>> Begin DATA SECTION

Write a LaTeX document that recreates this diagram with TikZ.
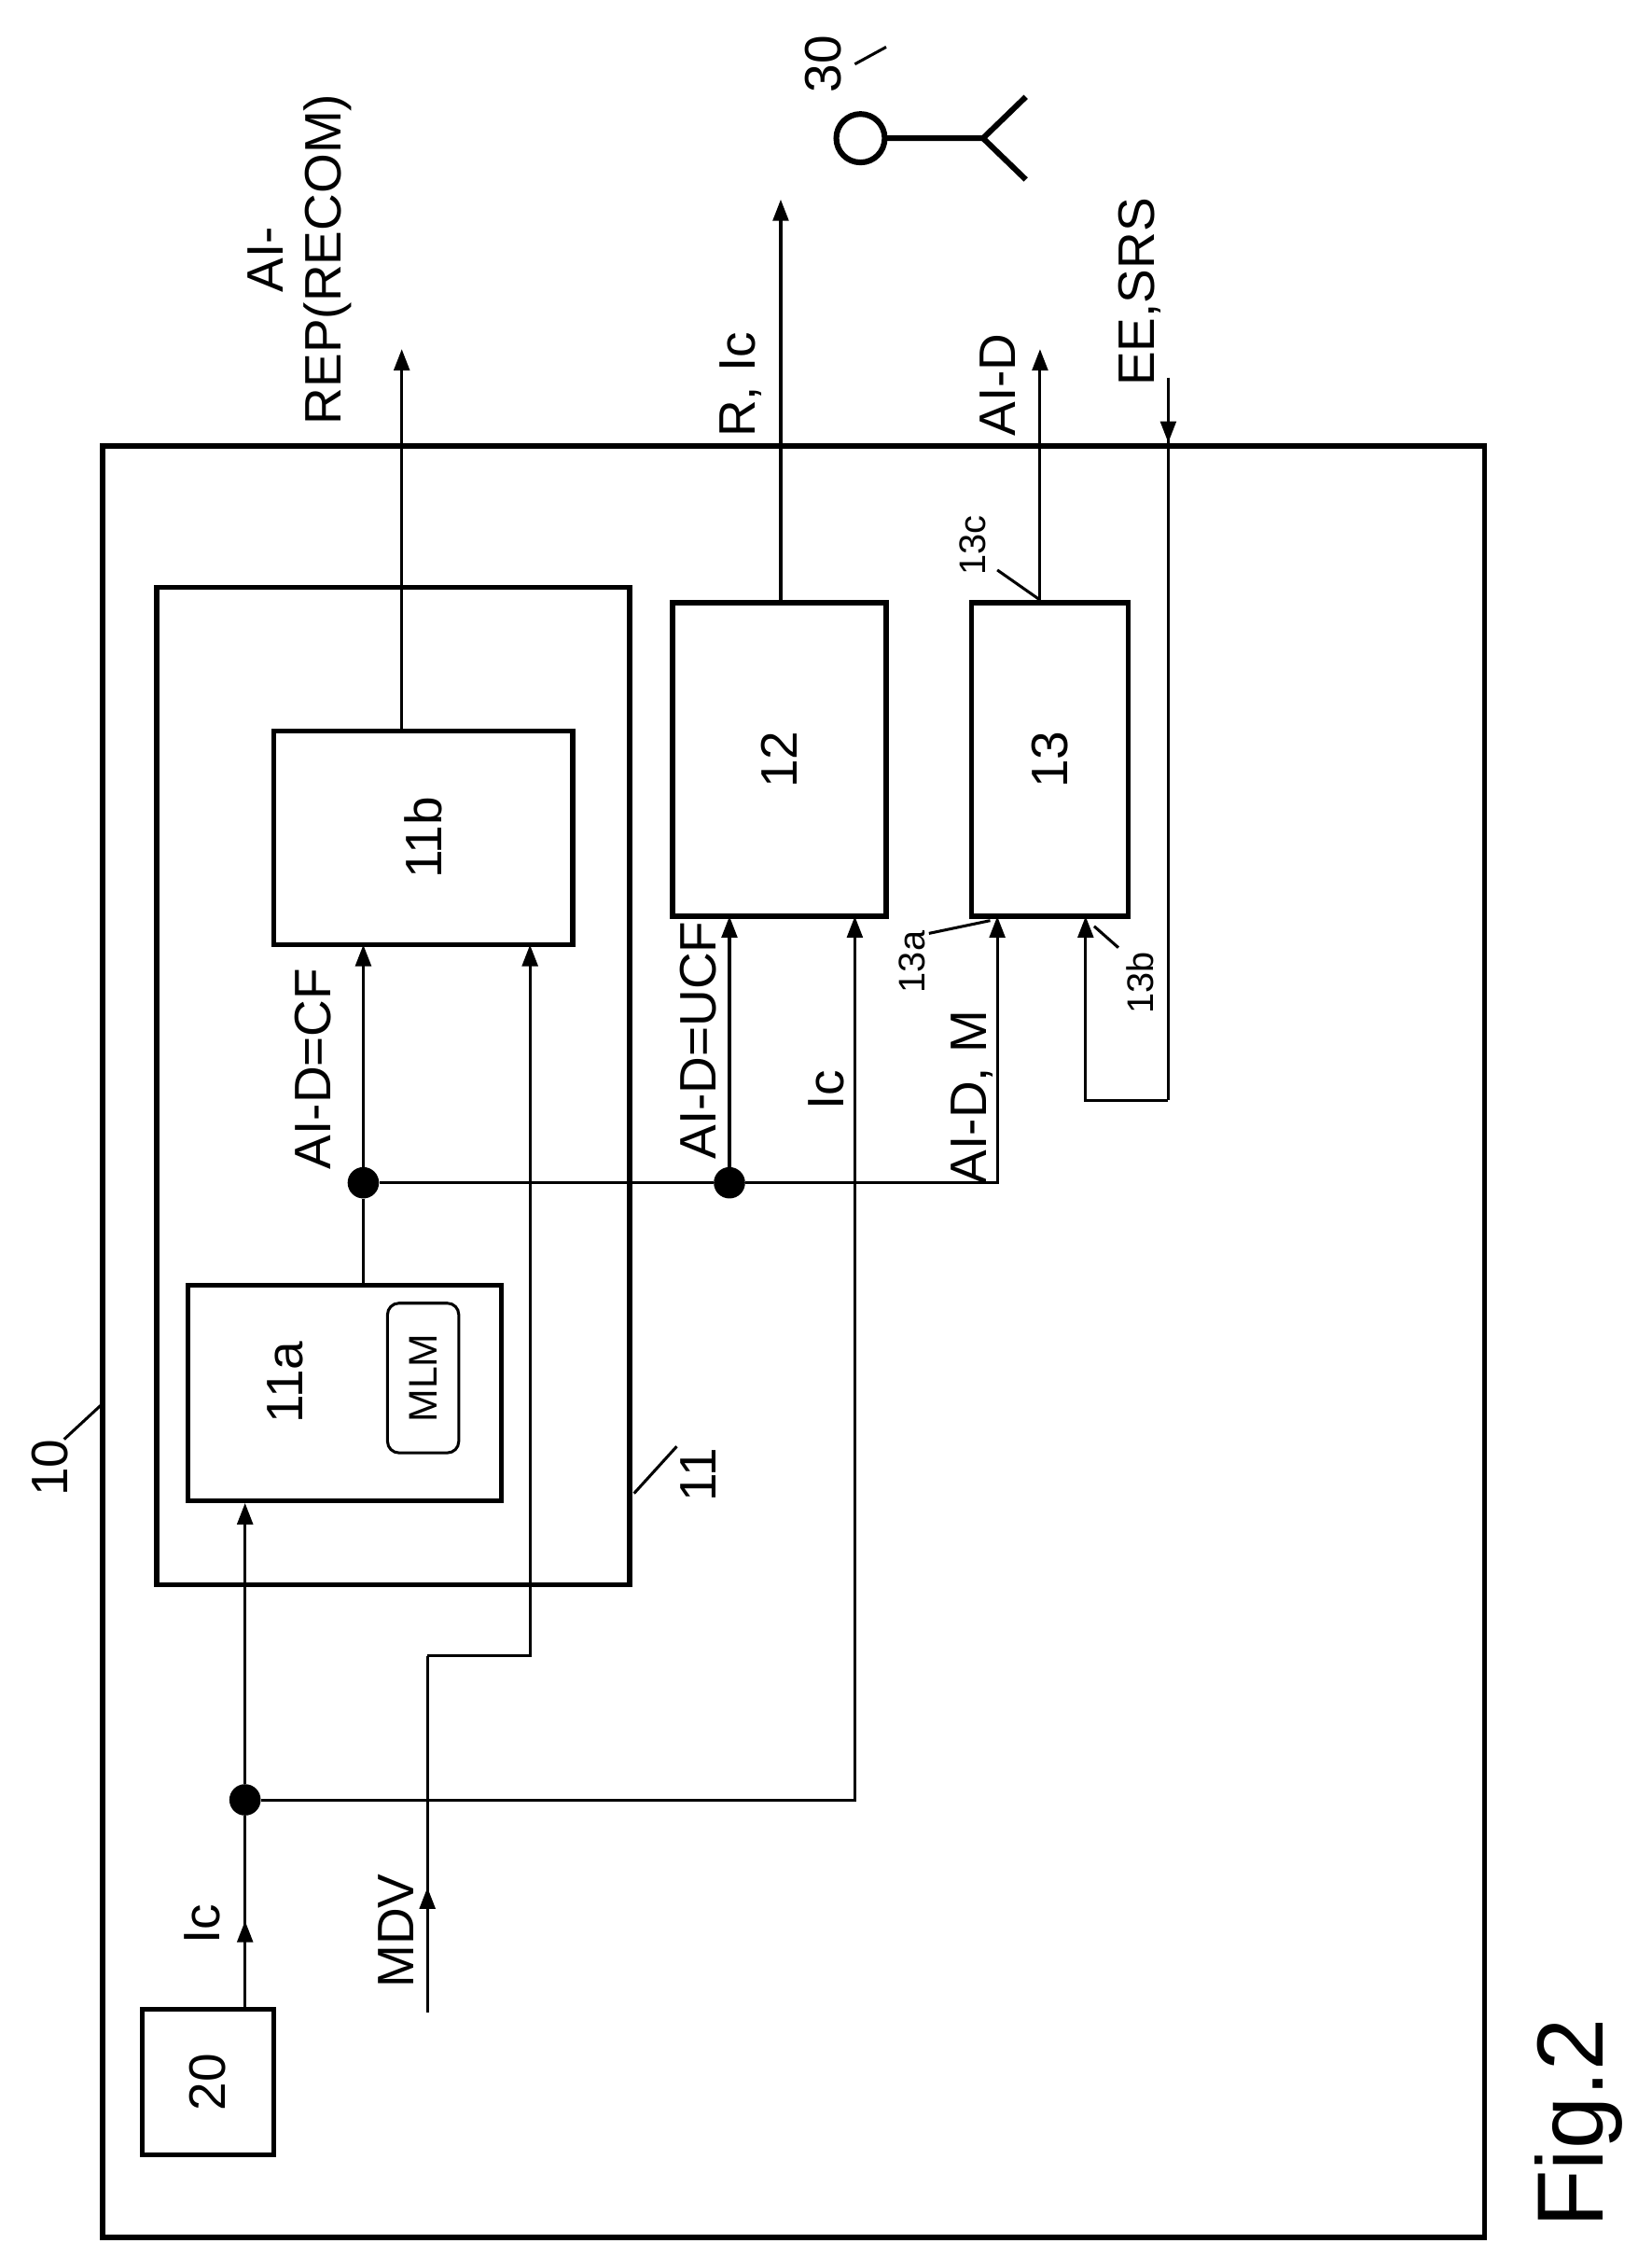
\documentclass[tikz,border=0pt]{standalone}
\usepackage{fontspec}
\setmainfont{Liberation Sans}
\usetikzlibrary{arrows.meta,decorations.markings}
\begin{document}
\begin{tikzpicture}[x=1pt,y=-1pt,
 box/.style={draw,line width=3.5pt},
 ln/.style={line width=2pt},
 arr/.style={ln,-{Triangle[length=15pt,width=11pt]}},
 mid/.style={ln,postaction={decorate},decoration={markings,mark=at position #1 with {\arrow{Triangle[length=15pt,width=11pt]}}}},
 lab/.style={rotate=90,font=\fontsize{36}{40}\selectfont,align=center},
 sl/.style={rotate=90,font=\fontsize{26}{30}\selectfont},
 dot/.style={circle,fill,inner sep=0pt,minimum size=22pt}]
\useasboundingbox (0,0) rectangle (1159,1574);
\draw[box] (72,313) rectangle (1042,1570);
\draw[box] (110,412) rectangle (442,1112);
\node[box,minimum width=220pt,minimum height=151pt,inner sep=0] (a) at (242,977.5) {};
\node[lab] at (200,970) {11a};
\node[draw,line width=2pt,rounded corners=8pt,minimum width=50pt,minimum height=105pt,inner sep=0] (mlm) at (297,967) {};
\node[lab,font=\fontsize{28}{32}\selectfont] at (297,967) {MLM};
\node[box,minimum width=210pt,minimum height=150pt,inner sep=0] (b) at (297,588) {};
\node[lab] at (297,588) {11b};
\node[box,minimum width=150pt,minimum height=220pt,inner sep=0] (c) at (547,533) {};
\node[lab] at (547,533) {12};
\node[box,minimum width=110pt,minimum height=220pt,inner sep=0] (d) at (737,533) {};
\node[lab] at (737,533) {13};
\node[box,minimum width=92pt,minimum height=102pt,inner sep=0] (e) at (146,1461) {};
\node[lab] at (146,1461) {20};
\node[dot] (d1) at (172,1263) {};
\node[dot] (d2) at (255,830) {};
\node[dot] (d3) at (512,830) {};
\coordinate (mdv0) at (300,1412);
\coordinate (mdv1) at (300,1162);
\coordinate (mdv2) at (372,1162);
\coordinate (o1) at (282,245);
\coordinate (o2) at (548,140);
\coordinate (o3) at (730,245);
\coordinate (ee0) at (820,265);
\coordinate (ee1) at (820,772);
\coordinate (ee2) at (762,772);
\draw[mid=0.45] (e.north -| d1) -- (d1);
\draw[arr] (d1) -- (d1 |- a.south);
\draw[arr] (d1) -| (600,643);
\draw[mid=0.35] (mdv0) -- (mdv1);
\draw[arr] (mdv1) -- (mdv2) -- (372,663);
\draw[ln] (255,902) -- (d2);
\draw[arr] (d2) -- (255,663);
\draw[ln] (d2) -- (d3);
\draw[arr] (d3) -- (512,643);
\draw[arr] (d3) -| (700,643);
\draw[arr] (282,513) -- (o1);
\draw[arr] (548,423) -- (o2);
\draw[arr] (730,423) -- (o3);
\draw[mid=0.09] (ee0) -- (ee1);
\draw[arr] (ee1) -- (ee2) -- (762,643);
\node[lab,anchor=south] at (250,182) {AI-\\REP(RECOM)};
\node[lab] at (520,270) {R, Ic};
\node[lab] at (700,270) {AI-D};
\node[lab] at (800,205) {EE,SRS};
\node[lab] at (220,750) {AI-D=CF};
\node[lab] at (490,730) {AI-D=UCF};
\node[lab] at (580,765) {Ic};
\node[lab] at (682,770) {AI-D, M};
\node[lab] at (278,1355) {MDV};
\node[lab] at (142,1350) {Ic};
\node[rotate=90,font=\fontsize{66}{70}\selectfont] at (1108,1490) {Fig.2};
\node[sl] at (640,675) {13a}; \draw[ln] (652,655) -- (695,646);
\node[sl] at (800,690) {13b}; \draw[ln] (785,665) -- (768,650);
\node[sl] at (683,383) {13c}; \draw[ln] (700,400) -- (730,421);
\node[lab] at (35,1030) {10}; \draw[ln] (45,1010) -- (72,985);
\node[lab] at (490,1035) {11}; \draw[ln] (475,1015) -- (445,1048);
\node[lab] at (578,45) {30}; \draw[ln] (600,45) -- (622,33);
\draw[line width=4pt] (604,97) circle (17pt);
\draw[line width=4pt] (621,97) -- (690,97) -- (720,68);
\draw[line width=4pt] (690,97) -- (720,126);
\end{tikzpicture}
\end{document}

>> End DATA SECTION

• _WHAT THE TASK ASKS_: Reproduce the material in its entirety and word for word, without the pictures.

• _REPLY TO THE TASK_:
Write a LaTeX document that recreates this diagram with TikZ.
\documentclass[tikz,border=0pt]{standalone}
\usepackage{fontspec}
\setmainfont{Liberation Sans}
\usetikzlibrary{arrows.meta,decorations.markings}
\begin{document}
\begin{tikzpicture}[x=1pt,y=-1pt,
 box/.style={draw,line width=3.5pt},
 ln/.style={line width=2pt},
 arr/.style={ln,-{Triangle[length=15pt,width=11pt]}},
 mid/.style={ln,postaction={decorate},decoration={markings,mark=at position #1 with {\arrow{Triangle[length=15pt,width=11pt]}}}},
 lab/.style={rotate=90,font=\fontsize{36}{40}\selectfont,align=center},
 sl/.style={rotate=90,font=\fontsize{26}{30}\selectfont},
 dot/.style={circle,fill,inner sep=0pt,minimum size=22pt}]
\useasboundingbox (0,0) rectangle (1159,1574);
\draw[box] (72,313) rectangle (1042,1570);
\draw[box] (110,412) rectangle (442,1112);
\node[box,minimum width=220pt,minimum height=151pt,inner sep=0] (a) at (242,977.5) {};
\node[lab] at (200,970) {11a};
\node[draw,line width=2pt,rounded corners=8pt,minimum width=50pt,minimum height=105pt,inner sep=0] (mlm) at (297,967) {};
\node[lab,font=\fontsize{28}{32}\selectfont] at (297,967) {MLM};
\node[box,minimum width=210pt,minimum height=150pt,inner sep=0] (b) at (297,588) {};
\node[lab] at (297,588) {11b};
\node[box,minimum width=150pt,minimum height=220pt,inner sep=0] (c) at (547,533) {};
\node[lab] at (547,533) {12};
\node[box,minimum width=110pt,minimum height=220pt,inner sep=0] (d) at (737,533) {};
\node[lab] at (737,533) {13};
\node[box,minimum width=92pt,minimum height=102pt,inner sep=0] (e) at (146,1461) {};
\node[lab] at (146,1461) {20};
\node[dot] (d1) at (172,1263) {};
\node[dot] (d2) at (255,830) {};
\node[dot] (d3) at (512,830) {};
\coordinate (mdv0) at (300,1412);
\coordinate (mdv1) at (300,1162);
\coordinate (mdv2) at (372,1162);
\coordinate (o1) at (282,245);
\coordinate (o2) at (548,140);
\coordinate (o3) at (730,245);
\coordinate (ee0) at (820,265);
\coordinate (ee1) at (820,772);
\coordinate (ee2) at (762,772);
\draw[mid=0.45] (e.north -| d1) -- (d1);
\draw[arr] (d1) -- (d1 |- a.south);
\draw[arr] (d1) -| (600,643);
\draw[mid=0.35] (mdv0) -- (mdv1);
\draw[arr] (mdv1) -- (mdv2) -- (372,663);
\draw[ln] (255,902) -- (d2);
\draw[arr] (d2) -- (255,663);
\draw[ln] (d2) -- (d3);
\draw[arr] (d3) -- (512,643);
\draw[arr] (d3) -| (700,643);
\draw[arr] (282,513) -- (o1);
\draw[arr] (548,423) -- (o2);
\draw[arr] (730,423) -- (o3);
\draw[mid=0.09] (ee0) -- (ee1);
\draw[arr] (ee1) -- (ee2) -- (762,643);
\node[lab,anchor=south] at (250,182) {AI-\\REP(RECOM)};
\node[lab] at (520,270) {R, Ic};
\node[lab] at (700,270) {AI-D};
\node[lab] at (800,205) {EE,SRS};
\node[lab] at (220,750) {AI-D=CF};
\node[lab] at (490,730) {AI-D=UCF};
\node[lab] at (580,765) {Ic};
\node[lab] at (682,770) {AI-D, M};
\node[lab] at (278,1355) {MDV};
\node[lab] at (142,1350) {Ic};
\node[rotate=90,font=\fontsize{66}{70}\selectfont] at (1108,1490) {Fig.2};
\node[sl] at (640,675) {13a}; \draw[ln] (652,655) -- (695,646);
\node[sl] at (800,690) {13b}; \draw[ln] (785,665) -- (768,650);
\node[sl] at (683,383) {13c}; \draw[ln] (700,400) -- (730,421);
\node[lab] at (35,1030) {10}; \draw[ln] (45,1010) -- (72,985);
\node[lab] at (490,1035) {11}; \draw[ln] (475,1015) -- (445,1048);
\node[lab] at (578,45) {30}; \draw[ln] (600,45) -- (622,33);
\draw[line width=4pt] (604,97) circle (17pt);
\draw[line width=4pt] (621,97) -- (690,97) -- (720,68);
\draw[line width=4pt] (690,97) -- (720,126);
\end{tikzpicture}
\end{document}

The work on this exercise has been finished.